> [Stated problem] Take the lines from the top down to and including the one with "import plotly.graph_objects as go" and repeat them exactly. Omit images.

------ Records for this task

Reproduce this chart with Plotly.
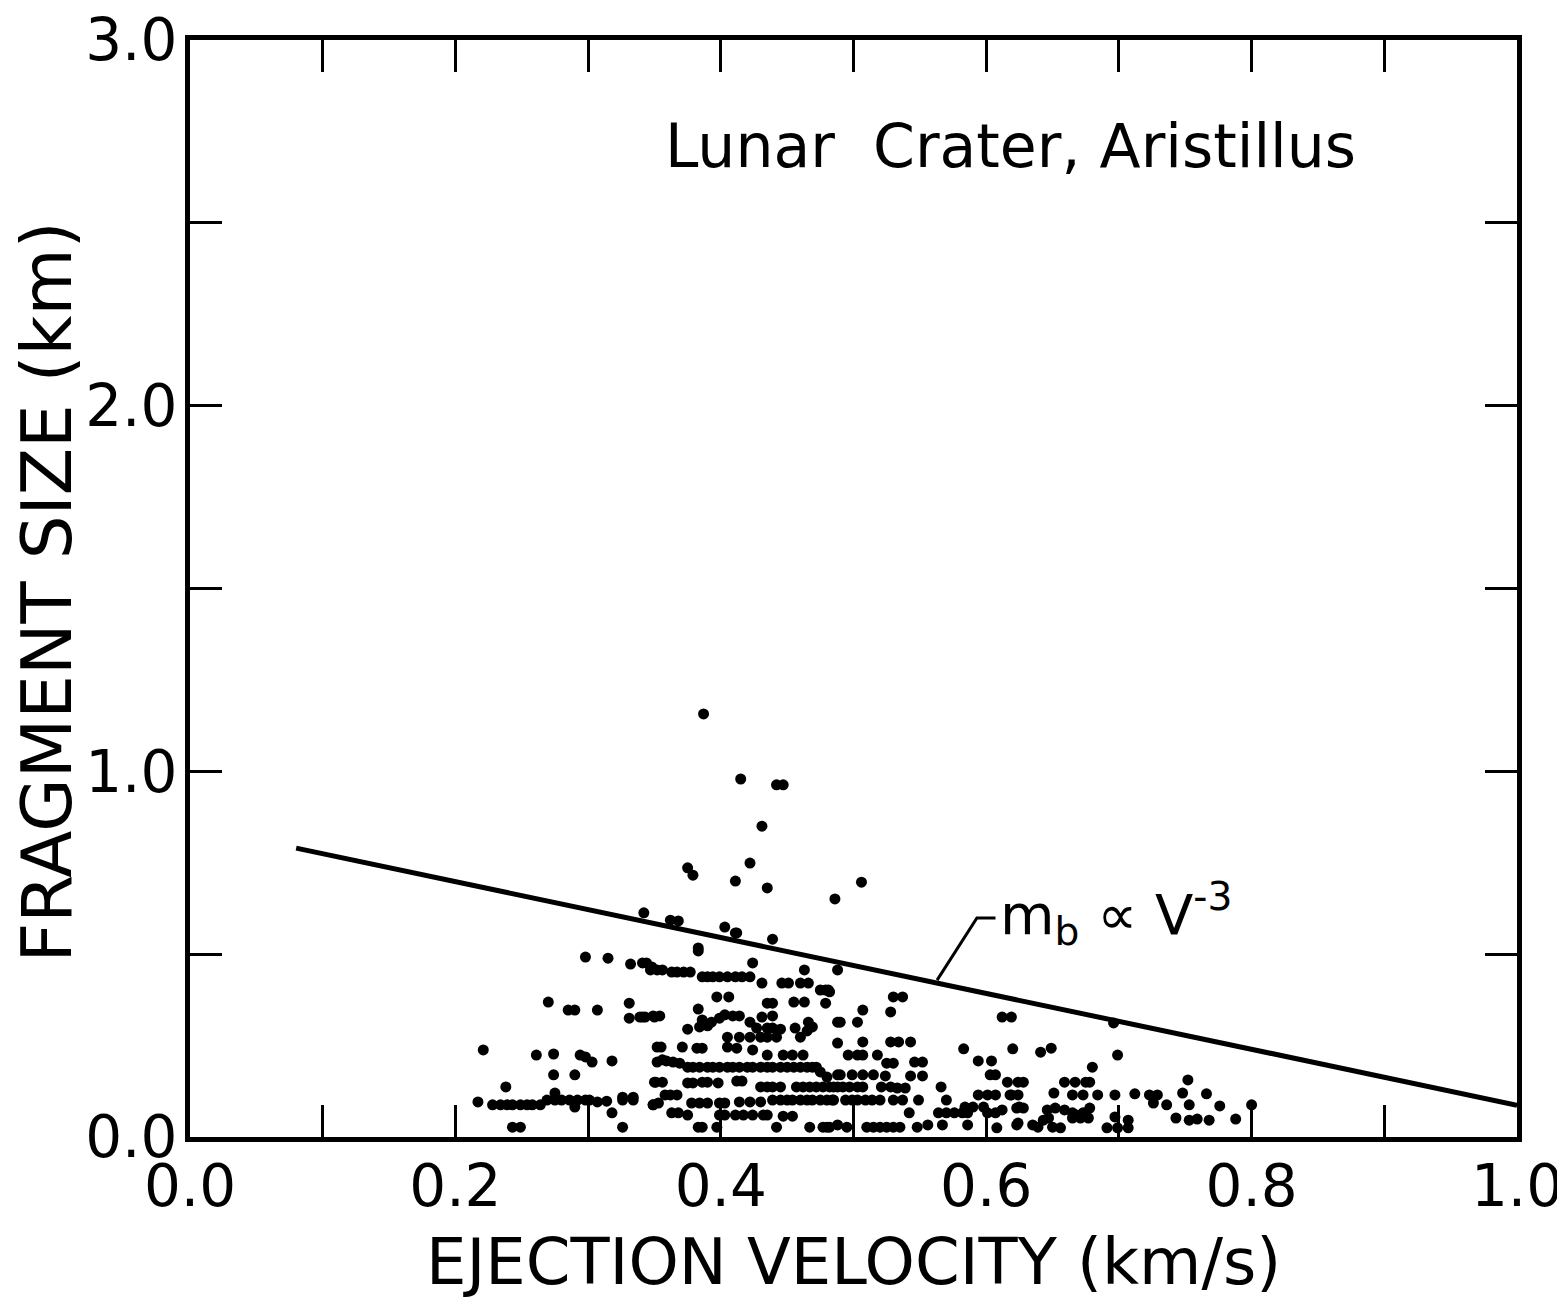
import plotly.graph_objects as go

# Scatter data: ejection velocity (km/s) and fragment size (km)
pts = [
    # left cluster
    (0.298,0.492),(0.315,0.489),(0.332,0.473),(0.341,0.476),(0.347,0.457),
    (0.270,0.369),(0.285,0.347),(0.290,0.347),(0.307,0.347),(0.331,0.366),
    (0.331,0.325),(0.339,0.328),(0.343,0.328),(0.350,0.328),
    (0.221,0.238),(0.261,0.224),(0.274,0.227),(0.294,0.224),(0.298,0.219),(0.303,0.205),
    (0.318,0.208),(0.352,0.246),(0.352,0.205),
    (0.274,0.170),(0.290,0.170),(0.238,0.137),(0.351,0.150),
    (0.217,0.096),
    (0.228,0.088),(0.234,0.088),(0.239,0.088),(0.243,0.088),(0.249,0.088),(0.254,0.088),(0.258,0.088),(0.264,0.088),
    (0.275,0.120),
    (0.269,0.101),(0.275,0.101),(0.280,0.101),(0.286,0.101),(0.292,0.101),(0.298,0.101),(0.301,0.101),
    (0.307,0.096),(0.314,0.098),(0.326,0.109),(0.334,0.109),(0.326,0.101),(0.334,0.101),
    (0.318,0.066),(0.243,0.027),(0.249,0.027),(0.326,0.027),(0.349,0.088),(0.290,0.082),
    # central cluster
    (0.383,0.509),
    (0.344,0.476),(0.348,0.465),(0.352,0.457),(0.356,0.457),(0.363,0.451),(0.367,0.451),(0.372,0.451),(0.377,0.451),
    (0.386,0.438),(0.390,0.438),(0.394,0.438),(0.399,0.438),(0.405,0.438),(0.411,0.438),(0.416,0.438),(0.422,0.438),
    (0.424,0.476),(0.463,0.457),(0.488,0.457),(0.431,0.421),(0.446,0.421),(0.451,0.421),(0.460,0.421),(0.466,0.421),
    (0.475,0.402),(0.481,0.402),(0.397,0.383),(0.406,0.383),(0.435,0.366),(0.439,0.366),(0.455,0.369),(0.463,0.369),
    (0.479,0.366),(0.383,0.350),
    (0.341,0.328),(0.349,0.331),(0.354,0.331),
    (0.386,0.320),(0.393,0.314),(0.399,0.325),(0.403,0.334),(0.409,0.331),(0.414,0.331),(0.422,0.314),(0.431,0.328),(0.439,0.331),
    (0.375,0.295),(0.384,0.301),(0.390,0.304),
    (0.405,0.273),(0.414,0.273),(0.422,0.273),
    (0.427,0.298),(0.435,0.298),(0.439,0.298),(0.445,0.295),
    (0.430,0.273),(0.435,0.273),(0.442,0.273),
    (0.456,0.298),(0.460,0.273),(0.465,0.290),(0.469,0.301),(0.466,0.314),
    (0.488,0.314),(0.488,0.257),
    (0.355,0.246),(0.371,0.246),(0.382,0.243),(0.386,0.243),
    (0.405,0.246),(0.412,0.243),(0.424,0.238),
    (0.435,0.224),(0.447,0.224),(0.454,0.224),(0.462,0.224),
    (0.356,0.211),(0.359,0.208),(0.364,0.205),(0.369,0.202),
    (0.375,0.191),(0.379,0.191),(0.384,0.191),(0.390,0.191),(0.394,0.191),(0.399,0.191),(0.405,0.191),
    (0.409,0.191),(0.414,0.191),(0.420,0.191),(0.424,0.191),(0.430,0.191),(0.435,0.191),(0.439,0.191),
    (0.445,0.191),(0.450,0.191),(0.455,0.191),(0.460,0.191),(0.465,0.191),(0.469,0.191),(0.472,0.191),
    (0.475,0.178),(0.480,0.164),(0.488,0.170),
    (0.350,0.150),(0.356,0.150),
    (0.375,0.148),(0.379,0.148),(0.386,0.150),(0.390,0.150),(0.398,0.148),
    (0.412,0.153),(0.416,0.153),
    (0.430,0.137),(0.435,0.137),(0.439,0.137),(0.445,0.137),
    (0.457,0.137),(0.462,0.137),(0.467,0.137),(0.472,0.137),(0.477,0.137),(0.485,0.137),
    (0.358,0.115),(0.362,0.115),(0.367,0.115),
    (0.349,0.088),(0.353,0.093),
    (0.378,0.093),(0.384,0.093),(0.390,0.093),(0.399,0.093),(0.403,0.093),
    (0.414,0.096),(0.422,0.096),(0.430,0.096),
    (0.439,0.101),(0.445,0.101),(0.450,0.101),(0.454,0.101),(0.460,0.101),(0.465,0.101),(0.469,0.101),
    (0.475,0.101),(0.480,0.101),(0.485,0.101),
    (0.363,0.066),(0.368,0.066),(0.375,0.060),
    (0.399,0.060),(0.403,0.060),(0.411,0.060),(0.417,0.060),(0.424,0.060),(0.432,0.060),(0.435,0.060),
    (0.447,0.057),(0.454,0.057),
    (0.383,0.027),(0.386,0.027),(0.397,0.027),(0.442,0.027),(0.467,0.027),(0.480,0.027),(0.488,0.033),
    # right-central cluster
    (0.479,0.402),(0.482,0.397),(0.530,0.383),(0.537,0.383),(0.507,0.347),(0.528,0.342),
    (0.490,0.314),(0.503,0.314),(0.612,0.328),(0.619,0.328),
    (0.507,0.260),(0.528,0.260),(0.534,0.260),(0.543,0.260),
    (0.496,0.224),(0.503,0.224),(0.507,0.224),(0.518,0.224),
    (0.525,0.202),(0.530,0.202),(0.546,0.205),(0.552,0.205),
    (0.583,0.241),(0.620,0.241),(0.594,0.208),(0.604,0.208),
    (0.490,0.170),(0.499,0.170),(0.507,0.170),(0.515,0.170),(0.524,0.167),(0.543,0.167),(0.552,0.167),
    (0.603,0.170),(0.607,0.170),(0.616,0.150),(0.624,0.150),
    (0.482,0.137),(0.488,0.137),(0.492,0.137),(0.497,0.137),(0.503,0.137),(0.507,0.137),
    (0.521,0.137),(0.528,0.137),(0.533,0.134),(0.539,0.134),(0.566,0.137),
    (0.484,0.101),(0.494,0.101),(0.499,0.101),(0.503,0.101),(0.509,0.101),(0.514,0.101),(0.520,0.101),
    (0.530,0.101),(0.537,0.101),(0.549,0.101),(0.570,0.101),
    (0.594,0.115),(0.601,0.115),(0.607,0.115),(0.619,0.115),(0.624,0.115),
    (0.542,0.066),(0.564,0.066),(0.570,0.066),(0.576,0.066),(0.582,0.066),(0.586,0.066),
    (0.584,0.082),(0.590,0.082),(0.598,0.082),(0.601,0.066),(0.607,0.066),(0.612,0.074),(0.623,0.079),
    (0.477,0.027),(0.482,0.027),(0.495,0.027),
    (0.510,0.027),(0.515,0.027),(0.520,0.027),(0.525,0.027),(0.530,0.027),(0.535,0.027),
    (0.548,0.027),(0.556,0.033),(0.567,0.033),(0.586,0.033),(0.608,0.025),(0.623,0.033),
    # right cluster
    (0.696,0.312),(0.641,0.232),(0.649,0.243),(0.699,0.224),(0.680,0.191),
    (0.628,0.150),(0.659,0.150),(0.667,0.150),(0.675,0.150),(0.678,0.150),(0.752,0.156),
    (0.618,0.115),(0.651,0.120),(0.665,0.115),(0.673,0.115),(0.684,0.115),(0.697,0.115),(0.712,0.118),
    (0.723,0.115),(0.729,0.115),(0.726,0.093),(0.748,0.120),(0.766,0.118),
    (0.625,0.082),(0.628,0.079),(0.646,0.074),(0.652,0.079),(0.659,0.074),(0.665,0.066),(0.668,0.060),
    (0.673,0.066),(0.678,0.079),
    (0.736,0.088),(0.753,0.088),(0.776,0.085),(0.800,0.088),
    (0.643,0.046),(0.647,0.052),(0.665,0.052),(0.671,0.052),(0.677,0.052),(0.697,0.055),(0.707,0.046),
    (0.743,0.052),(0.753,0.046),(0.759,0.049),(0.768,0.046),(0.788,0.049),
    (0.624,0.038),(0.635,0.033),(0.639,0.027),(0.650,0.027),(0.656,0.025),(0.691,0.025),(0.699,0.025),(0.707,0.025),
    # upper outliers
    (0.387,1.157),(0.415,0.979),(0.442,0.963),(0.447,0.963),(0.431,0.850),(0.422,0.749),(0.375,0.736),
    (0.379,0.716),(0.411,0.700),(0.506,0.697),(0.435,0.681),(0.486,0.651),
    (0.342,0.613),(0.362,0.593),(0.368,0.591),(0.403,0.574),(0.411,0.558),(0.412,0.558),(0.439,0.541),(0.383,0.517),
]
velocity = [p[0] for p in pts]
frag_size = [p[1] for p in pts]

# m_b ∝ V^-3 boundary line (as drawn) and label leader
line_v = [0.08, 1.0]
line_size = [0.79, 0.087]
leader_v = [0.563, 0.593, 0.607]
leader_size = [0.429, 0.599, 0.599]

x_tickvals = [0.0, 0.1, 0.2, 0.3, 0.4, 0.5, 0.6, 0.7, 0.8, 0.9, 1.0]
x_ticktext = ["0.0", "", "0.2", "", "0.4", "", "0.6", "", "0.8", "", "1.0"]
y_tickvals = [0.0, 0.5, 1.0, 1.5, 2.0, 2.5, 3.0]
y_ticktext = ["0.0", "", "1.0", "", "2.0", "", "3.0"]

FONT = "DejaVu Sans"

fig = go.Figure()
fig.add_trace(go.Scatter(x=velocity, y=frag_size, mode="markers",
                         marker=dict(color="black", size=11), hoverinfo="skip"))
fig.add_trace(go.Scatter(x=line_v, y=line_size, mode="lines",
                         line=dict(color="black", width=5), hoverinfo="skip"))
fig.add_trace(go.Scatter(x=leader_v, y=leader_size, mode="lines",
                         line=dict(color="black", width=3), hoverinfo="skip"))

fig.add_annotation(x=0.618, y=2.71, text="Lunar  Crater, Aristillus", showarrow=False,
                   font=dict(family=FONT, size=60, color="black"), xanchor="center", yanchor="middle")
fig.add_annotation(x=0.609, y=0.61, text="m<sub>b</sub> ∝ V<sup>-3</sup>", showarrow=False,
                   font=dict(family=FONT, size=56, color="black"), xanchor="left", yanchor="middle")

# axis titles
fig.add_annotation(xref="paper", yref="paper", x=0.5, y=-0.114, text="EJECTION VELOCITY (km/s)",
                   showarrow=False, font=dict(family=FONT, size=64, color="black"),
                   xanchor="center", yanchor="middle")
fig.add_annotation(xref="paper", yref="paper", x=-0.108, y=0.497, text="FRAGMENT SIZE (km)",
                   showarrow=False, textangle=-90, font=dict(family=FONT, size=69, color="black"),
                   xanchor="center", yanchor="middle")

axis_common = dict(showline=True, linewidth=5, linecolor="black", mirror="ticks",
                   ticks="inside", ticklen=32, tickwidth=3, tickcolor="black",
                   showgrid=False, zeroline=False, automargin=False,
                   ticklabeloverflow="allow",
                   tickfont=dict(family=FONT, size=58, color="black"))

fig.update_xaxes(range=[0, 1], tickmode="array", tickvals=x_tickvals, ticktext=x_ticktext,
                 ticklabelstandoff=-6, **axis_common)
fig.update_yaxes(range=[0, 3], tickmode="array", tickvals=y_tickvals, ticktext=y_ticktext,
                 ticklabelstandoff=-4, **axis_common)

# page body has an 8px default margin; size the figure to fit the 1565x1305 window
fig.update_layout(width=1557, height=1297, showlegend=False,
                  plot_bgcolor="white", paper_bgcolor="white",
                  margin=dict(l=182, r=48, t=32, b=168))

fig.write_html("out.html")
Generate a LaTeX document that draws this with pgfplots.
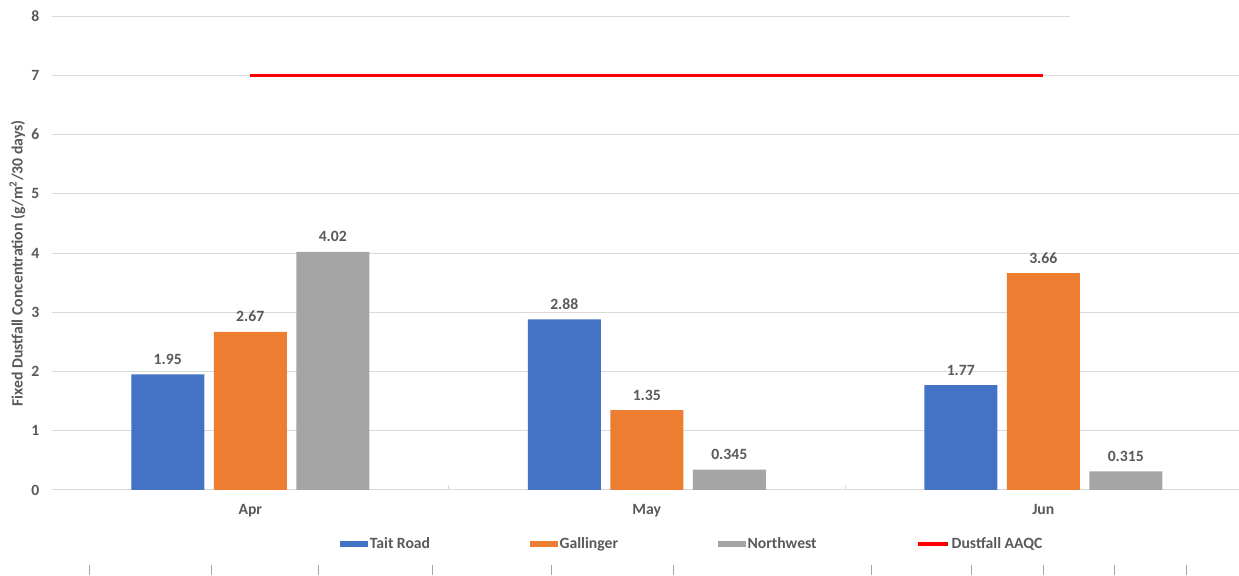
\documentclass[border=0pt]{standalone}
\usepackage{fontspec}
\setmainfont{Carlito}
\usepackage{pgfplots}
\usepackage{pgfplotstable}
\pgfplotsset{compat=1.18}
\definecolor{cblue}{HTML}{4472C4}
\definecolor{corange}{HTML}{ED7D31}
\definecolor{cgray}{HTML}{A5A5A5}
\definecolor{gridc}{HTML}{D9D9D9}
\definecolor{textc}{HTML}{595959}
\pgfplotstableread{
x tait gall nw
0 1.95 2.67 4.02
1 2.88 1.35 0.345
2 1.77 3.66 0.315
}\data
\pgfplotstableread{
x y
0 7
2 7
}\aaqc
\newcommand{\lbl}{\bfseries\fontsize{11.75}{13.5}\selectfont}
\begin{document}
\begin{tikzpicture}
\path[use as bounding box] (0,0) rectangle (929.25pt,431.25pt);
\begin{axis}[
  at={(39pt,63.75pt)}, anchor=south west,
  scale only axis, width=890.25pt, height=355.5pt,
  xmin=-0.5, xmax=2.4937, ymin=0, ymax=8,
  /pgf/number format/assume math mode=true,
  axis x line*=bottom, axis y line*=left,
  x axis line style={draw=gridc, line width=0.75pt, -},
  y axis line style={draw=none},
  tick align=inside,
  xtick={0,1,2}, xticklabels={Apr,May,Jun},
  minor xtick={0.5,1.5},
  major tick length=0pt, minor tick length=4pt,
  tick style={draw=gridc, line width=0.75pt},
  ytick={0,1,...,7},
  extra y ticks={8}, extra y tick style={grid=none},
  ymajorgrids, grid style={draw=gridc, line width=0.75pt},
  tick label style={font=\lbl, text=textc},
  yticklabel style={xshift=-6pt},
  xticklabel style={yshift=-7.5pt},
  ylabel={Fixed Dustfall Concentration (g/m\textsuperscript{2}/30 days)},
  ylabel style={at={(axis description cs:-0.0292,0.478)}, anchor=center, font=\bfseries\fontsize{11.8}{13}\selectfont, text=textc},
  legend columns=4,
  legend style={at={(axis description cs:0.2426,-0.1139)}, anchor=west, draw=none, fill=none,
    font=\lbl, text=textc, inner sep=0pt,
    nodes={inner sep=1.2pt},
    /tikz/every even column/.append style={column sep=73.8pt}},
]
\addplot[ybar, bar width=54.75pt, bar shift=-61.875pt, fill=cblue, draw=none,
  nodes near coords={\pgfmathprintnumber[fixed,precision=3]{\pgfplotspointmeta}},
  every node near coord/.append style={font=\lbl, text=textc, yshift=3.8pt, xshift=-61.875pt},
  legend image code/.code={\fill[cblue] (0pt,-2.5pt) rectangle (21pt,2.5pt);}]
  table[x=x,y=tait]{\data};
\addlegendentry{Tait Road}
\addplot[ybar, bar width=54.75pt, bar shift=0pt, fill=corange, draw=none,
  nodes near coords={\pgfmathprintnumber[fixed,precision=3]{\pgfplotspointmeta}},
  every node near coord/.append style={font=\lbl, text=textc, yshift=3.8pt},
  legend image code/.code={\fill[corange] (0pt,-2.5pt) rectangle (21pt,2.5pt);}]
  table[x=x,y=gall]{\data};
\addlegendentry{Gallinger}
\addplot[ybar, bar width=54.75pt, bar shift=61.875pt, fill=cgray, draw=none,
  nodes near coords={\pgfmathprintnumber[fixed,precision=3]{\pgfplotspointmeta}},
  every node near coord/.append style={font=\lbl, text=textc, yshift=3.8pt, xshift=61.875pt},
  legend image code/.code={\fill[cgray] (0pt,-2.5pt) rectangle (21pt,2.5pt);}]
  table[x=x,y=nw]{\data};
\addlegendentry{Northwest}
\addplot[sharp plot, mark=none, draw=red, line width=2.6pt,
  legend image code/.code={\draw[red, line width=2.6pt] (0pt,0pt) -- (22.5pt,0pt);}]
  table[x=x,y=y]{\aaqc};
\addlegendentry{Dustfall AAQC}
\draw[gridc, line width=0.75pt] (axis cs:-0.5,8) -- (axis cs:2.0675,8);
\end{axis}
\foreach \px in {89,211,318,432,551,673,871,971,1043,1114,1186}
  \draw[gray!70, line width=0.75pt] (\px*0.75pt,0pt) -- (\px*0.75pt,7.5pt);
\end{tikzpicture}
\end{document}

------------

> [The reply]
Reproduce this chart with Plotly.
import plotly.graph_objects as go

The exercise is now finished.